>> begin Source material
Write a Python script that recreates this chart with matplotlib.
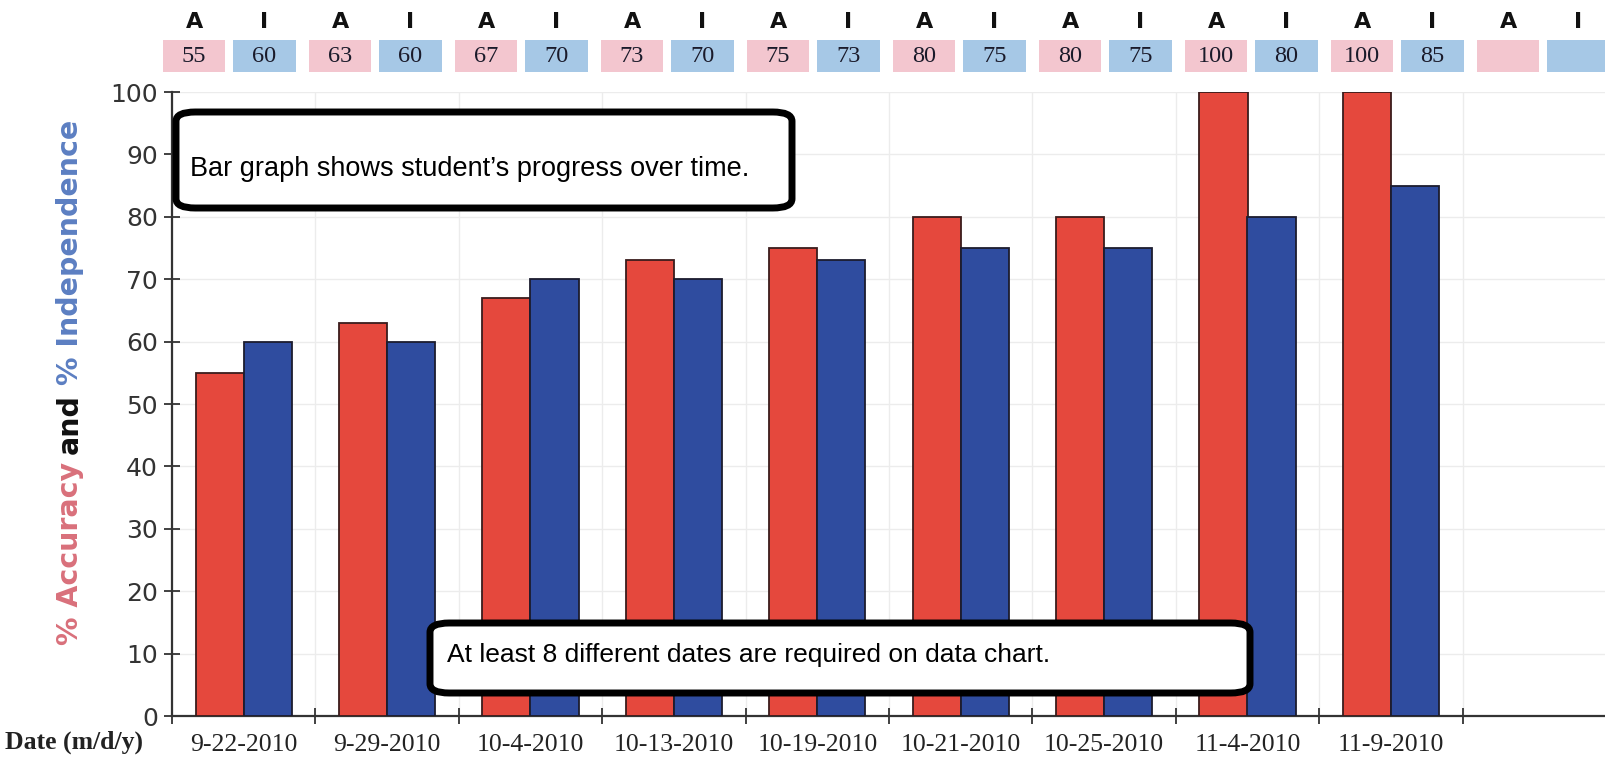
"""Student progress bar chart: % accuracy and % independence per session date."""

import matplotlib

matplotlib.use("Agg")
import matplotlib.pyplot as plt
from matplotlib.patches import FancyBboxPatch, Rectangle
from matplotlib.ticker import FixedLocator, MultipleLocator

DATES = ["9-22-2010", "9-29-2010", "10-4-2010", "10-13-2010", "10-19-2010",
         "10-21-2010", "10-25-2010", "11-4-2010", "11-9-2010"]
ACCURACY = [55, 63, 67, 73, 75, 80, 80, 100, 100]
INDEPENDENCE = [60, 60, 70, 70, 73, 75, 75, 80, 85]
N_SLOTS = 10  # header/axis has one extra empty slot

RED = "#E5483D"
BLUE = "#2F4C9F"
PINK_BOX = "#F3C6CF"
BLUE_BOX = "#A6C8E6"

W, H = 1606, 772
fig = plt.figure(figsize=(W / 100, H / 100), dpi=100)
ax = fig.add_axes([172 / W, (H - 716) / H, (W - 172) / W, 624 / H])

centers = [i + 0.5 for i in range(len(DATES))]
bar_w = 0.336
ax.bar([c - bar_w / 2 for c in centers], ACCURACY, width=bar_w, color=RED,
       edgecolor="#3a1c1c", linewidth=1.3, zorder=3)
ax.bar([c + bar_w / 2 for c in centers], INDEPENDENCE, width=bar_w, color=BLUE,
       edgecolor="#1c1c2e", linewidth=1.3, zorder=3)

ax.set_xlim(0, N_SLOTS)
ax.set_ylim(0, 100)
ax.yaxis.set_major_locator(MultipleLocator(10))
ax.xaxis.set_major_locator(FixedLocator(range(N_SLOTS + 1)))
ax.xaxis.set_minor_locator(FixedLocator(centers))
ax.set_xticklabels([])
ax.set_xticklabels(DATES, minor=True, family="Liberation Serif", fontsize=18.5,
                   color="#222222")
ax.tick_params(axis="x", which="minor", length=0, pad=13)
ax.tick_params(axis="x", which="major", direction="inout", length=12, width=1.3,
               color="#333333")
ax.tick_params(axis="y", direction="inout", length=12, width=1.3, color="#333333",
               labelsize=18, labelcolor="#333333", pad=4)
for side in ("top", "right"):
    ax.spines[side].set_visible(False)
for side in ("left", "bottom"):
    ax.spines[side].set_linewidth(1.6)
    ax.spines[side].set_color("#333333")
ax.grid(True, which="major", color="#ececec", linewidth=1, zorder=0)
ax.set_axisbelow(True)

# y label in three colours
ylab_kw = dict(rotation=90, ha="center", va="bottom", fontsize=20.5)
t1 = fig.text(70 / W, (H - 645) / H, "% Accuracy", color="#D9707B",
              fontweight="semibold", **ylab_kw)
t2 = ax.annotate("and", xy=(0.5, 1), xycoords=t1, xytext=(0, 6),
                 textcoords="offset points", color="#111111", fontweight="bold",
                 annotation_clip=False, **ylab_kw)
ax.annotate("% Independence", xy=(0.5, 1), xycoords=t2, xytext=(0, 6),
            textcoords="offset points", color="#5C7FC2", fontweight="semibold",
            annotation_clip=False, **ylab_kw)

fig.text(5 / W, (H - 742) / H, "Date (m/d/y)", family="Liberation Serif",
         fontweight="bold", fontsize=18.5, va="center", ha="left", color="#222222")

# header row of A / I values
hax = fig.add_axes([163 / W, (H - 72) / H, (W - 163) / W, 64 / H])
hax.set_xlim(0, (W - 163) / 146)
hax.set_ylim(0, 1)
hax.axis("off")
for k in range(N_SLOTS):
    a_val = ACCURACY[k] if k < len(ACCURACY) else None
    i_val = INDEPENDENCE[k] if k < len(INDEPENDENCE) else None
    for x0, width, color, letter, val in ((k, 0.425, PINK_BOX, "A", a_val),
                                          (k + 0.48, 0.43, BLUE_BOX, "I", i_val)):
        hax.add_patch(Rectangle((x0, 0), width, 0.5, facecolor=color,
                                edgecolor="none", clip_on=False))
        hax.text(x0 + width / 2, 0.78, letter, ha="center", va="center",
                 fontsize=16, fontweight="bold", color="#111111", clip_on=False)
        if val is not None:
            hax.text(x0 + width / 2, 0.25, str(val), ha="center", va="center",
                     family="Liberation Serif", fontsize=17.5, color="#1a1a2a",
                     clip_on=False)

# callout boxes
callouts = [
    ((176, 112, 792, 208), (190, 169), "Bar graph shows student\u2019s progress over time.", 19.5),
    ((430, 623, 1250, 693), (447, 655), "At least 8 different dates are required on data chart.", 19),
]
for (x0, y0, x1, y1), (tx, ty), text, size in callouts:
    box = FancyBboxPatch((x0 / W, (H - y1) / H), (x1 - x0) / W, (y1 - y0) / H,
                         boxstyle="round,pad=0,rounding_size=0.012",
                         transform=fig.transFigure, facecolor="white",
                         edgecolor="black", linewidth=5, zorder=10)
    fig.patches.append(box)
    fig.text(tx / W, (H - ty) / H, text, family="Liberation Sans", fontsize=size,
             ha="left", va="center", color="black", zorder=11)

fig.savefig("out.png", dpi=100)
>> end Source material
From the first line above down to the line with "ax = fig.add_axes([172", reproduce every line and no others, omitting pictures.

Final result
Write a Python script that recreates this chart with matplotlib.
"""Student progress bar chart: % accuracy and % independence per session date."""

import matplotlib

matplotlib.use("Agg")
import matplotlib.pyplot as plt
from matplotlib.patches import FancyBboxPatch, Rectangle
from matplotlib.ticker import FixedLocator, MultipleLocator

DATES = ["9-22-2010", "9-29-2010", "10-4-2010", "10-13-2010", "10-19-2010",
         "10-21-2010", "10-25-2010", "11-4-2010", "11-9-2010"]
ACCURACY = [55, 63, 67, 73, 75, 80, 80, 100, 100]
INDEPENDENCE = [60, 60, 70, 70, 73, 75, 75, 80, 85]
N_SLOTS = 10  # header/axis has one extra empty slot

RED = "#E5483D"
BLUE = "#2F4C9F"
PINK_BOX = "#F3C6CF"
BLUE_BOX = "#A6C8E6"

W, H = 1606, 772
fig = plt.figure(figsize=(W / 100, H / 100), dpi=100)
ax = fig.add_axes([172 / W, (H - 716) / H, (W - 172) / W, 624 / H])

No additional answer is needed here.